Linux Kernel: Race Condition Cleanup Day
Today we're diving into a focused day of critical fixes in the Linux kernel, with Linus merging several important patches that tackle race conditions and deadlocks. The highlight is a comprehensive set of scheduler and cgroup fixes that address some gnarly concurrency issues, plus a UDF filesystem race condition fix that prevents memory corruption.
Duration: PT3M52S
Transcript
Hey there, fellow code enthusiasts! Welcome back to another episode of the Linux Kernel podcast. I'm your host, and wow, do we have some fascinating fixes to dig into today. You know those days when the codebase feels like a well-oiled machine getting its regular maintenance? That's exactly what we're seeing here - some really thoughtful problem-solving happening in the kernel.
So today we had zero merged pull requests in the traditional sense, but don't let that fool you - we've got six substantial commits that tell a really interesting story about how complex systems evolve and get refined over time.
The big story today is all about race conditions and timing issues. You know, those sneaky bugs that only show up when things happen in just the wrong order? Linus has been busy merging some critical fixes that tackle exactly these kinds of problems.
First up, we've got some scheduler extensions fixes that are honestly pretty impressive in their scope. There was this nasty deadlock happening with something called SCX_KICK_WAIT, where multiple CPUs were basically waiting for each other in a circle - imagine four people at a four-way stop all being overly polite and never going! The fix involved moving the wait operation to a balance callback that can actually drop locks and process interrupts. It's one of those elegant solutions where you step back and change the context rather than trying to force the original approach to work.
Then we dive into cgroup fixes, and this is where things get really interesting from a systems design perspective. There was this race condition where tasks were dying and leaving cgroups, but the cleanup wasn't happening synchronously. So you'd try to remove a directory thinking it was empty, but the system would say "nope, still busy!" even though nothing was visibly there. The fix involved making the removal process wait for dying tasks to fully exit - kind of like making sure everyone's actually left the building before you lock up.
There's also a really thoughtful fix for CPU hotplug scenarios. Picture this: you're running on a system where security policies are strict about moving tasks between CPU sets, but then hardware gets hot-unplugged and suddenly tasks have nowhere to run.
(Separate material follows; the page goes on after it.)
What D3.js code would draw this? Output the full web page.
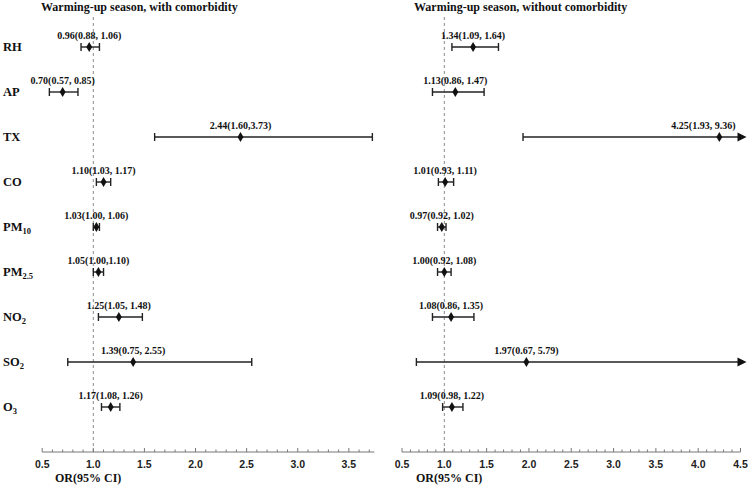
<!DOCTYPE html>
<html>
<head>
<meta charset="utf-8">
<script src="https://cdn.jsdelivr.net/npm/d3@7"></script>
<style>
  html, body { margin: 0; padding: 0; background: #fff; }
  svg { display: block; }
</style>
</head>
<body>
<svg id="chart" width="750" height="488"></svg>
<script>
// ---- data ----
const categories = ["RH", "AP", "TX", "CO", "PM10", "PM2.5", "NO2", "SO2", "O3"];

const orWith = [0.96, 0.70, 2.44, 1.10, 1.03, 1.05, 1.25, 1.39, 1.17];
const loWith = [0.88, 0.57, 1.60, 1.03, 1.00, 1.00, 1.05, 0.75, 1.08];
const hiWith = [1.06, 0.85, 3.73, 1.17, 1.06, 1.10, 1.48, 2.55, 1.26];
const labelsWith = ["0.96(0.88, 1.06)", "0.70(0.57, 0.85)", "2.44(1.60,3.73)", "1.10(1.03, 1.17)",
  "1.03(1.00, 1.06)", "1.05(1.00,1.10)", "1.25(1.05, 1.48)", "1.39(0.75, 2.55)", "1.17(1.08, 1.26)"];

const orWithout = [1.34, 1.13, 4.25, 1.01, 0.97, 1.00, 1.08, 1.97, 1.09];
const loWithout = [1.09, 0.86, 1.93, 0.93, 0.92, 0.92, 0.86, 0.67, 0.98];
const hiWithout = [1.64, 1.47, 9.36, 1.11, 1.02, 1.08, 1.35, 5.79, 1.22];
const labelsWithout = ["1.34(1.09, 1.64)", "1.13(0.86, 1.47)", "4.25(1.93, 9.36)", "1.01(0.93, 1.11)",
  "0.97(0.92, 1.02)", "1.00(0.92, 1.08)", "1.08(0.86, 1.35)", "1.97(0.67, 5.79)", "1.09(0.98, 1.22)"];

const ticksLeft = [0.5, 1.0, 1.5, 2.0, 2.5, 3.0, 3.5];
const ticksRight = [0.5, 1.0, 1.5, 2.0, 2.5, 3.0, 3.5, 4.0, 4.5];
const titles = ["Warming-up season, with comorbidity", "Warming-up season, without comorbidity"];
const axisTitle = "OR(95% CI)";

// ---- layout ----
const svg = d3.select("#chart");
const serif = "'Liberation Serif', 'Times New Roman', serif";
const sans = "'Liberation Sans', Arial, sans-serif";

const y = d3.scaleLinear().domain([-1, categories.length]).range([2, 452]);
const axisY = y(categories.length);

const panels = [
  { or: orWith, lo: loWith, hi: hiWith, labels: labelsWith, domain: [0.5, 3.75], range: [42.2, 374.4],
    ticks: ticksLeft, title: titles[0], titleX: 41, axisTitleX: 55 },
  { or: orWithout, lo: loWithout, hi: hiWithout, labels: labelsWithout, domain: [0.5, 4.5], range: [402, 740.5],
    ticks: ticksRight, title: titles[1], titleX: 414, axisTitleX: 416 }
];

// row labels
const rowLab = svg.append("g");
categories.forEach((c, i) => {
  const m = c.match(/^([A-Z]+)([0-9.]*)$/);
  const t = rowLab.append("text")
    .attr("x", 3).attr("y", y(i) + 4)
    .attr("font-family", serif).attr("font-weight", "bold").attr("font-size", 12.5)
    .attr("fill", "#111");
  t.append("tspan").text(m[1]);
  if (m[2]) {
    t.append("tspan").attr("font-size", 8.5).attr("dy", 3).text(m[2]);
  }
});

panels.forEach(p => {
  const x = d3.scaleLinear().domain(p.domain).range(p.range);
  const g = svg.append("g");
  const xmax = p.domain[1];

  // title
  g.append("text").attr("x", p.titleX).attr("y", 11)
    .attr("font-family", serif).attr("font-weight", "bold").attr("font-size", 12)
    .attr("fill", "#111").text(p.title);

  // reference dashed line
  g.append("line")
    .attr("x1", x(1)).attr("x2", x(1))
    .attr("y1", 17).attr("y2", axisY)
    .attr("stroke", "#8a8a8a").attr("stroke-width", 1).attr("stroke-dasharray", "3,3");

  // axis
  const minor = d3.range(p.domain[0], xmax + 1e-9, 0.1).map(v => Math.round(v * 10) / 10);
  g.append("line").attr("x1", x(p.domain[0])).attr("x2", x(xmax))
    .attr("y1", axisY).attr("y2", axisY).attr("stroke", "#777").attr("stroke-width", 1);
  g.selectAll(".minor").data(minor).join("line")
    .attr("x1", d => x(d)).attr("x2", d => x(d))
    .attr("y1", axisY).attr("y2", d => ticksRight.includes(d) ? axisY - 4 : axisY - 2.5)
    .attr("stroke", "#777").attr("stroke-width", 1);
  g.selectAll(".tl").data(p.ticks).join("text")
    .attr("x", d => x(d)).attr("y", axisY + 15.5)
    .attr("text-anchor", "middle")
    .attr("font-family", sans).attr("font-weight", "bold").attr("font-size", 10.5)
    .attr("fill", "#222")
    .text(d => d.toFixed(1));

  g.append("text").attr("x", p.axisTitleX).attr("y", axisY + 30)
    .attr("font-family", serif).attr("font-weight", "bold").attr("font-size", 12)
    .attr("fill", "#111").text(axisTitle);

  // error bars
  categories.forEach((c, i) => {
    const yy = y(i);
    const lo = p.lo[i], hi = p.hi[i];
    const clipped = hi > xmax;
    const x1 = x(lo), x2 = clipped ? x(xmax) - 2 : x(hi);
    g.append("line").attr("x1", x1).attr("x2", x2).attr("y1", yy).attr("y2", yy)
      .attr("stroke", "#222").attr("stroke-width", 1.4);
    g.append("line").attr("x1", x1).attr("x2", x1).attr("y1", yy - 4).attr("y2", yy + 4)
      .attr("stroke", "#222").attr("stroke-width", 1.4);
    if (clipped) {
      const tx = x(xmax);
      g.append("path")
        .attr("d", `M${tx - 3},${yy - 4.5}L${tx + 6},${yy}L${tx - 3},${yy + 4.5}Z`)
        .attr("fill", "#111");
    } else {
      g.append("line").attr("x1", x2).attr("x2", x2).attr("y1", yy - 4).attr("y2", yy + 4)
        .attr("stroke", "#222").attr("stroke-width", 1.4);
    }
    g.append("path")
      .attr("d", d3.symbol().type(d3.symbolDiamond).size(30)())
      .attr("transform", `translate(${x(p.or[i])},${yy})`)
      .attr("fill", "#111");

    const lab = g.append("text")
      .attr("x", x(p.or[i])).attr("y", yy - 8)
      .attr("text-anchor", "middle")
      .attr("font-family", serif).attr("font-weight", "bold").attr("font-size", 10)
      .attr("fill", "#111").text(p.labels[i]);
    const w = lab.node().getComputedTextLength();
    const limit = x(xmax) - 5;
    if (x(p.or[i]) + w / 2 > limit) lab.attr("x", limit - w / 2);
  });
});
</script>
</body>
</html>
The fix recognizes this as a special case and skips the security check when it's a hardware-induced migration - because having tasks with no CPU to run on is definitely worse than the security concern in this specific scenario.
And speaking of race conditions, we've got a UDF filesystem fix that prevents memory corruption when file type conversion races with writeback operations. This one required some cooperation between the memory page layer and UDF itself - they actually added a new variant of the page writeback function to give UDF more control over the process.
What I love about today's changes is how they showcase the collaborative nature of kernel development. We've got Tejun Heo shepherding scheduler and cgroup improvements, Jan Kara handling filesystem fixes, and Waiman Long contributing some really clean cpuset logic. Each fix shows deep understanding not just of the immediate problem, but of how these systems interact with each other.
For today's focus, if you're working on any kind of concurrent system - and let's be honest, most of us are these days - pay attention to how these fixes handle coordination between different parts of the system. Notice how they often solve problems by changing where or when coordination happens, rather than just adding more locks. That's advanced systems thinking right there.
The testing improvements are worth calling out too - they added stress tests for the deadlock scenarios, which means future changes are less likely to reintroduce these issues.
That's a wrap for today's episode! Remember, every bug fix is a learning opportunity, and today's fixes teach us a lot about building resilient concurrent systems. Keep coding, keep learning, and I'll catch you tomorrow for another dive into the kernel. Until then, may your race conditions be few and your fixes be elegant!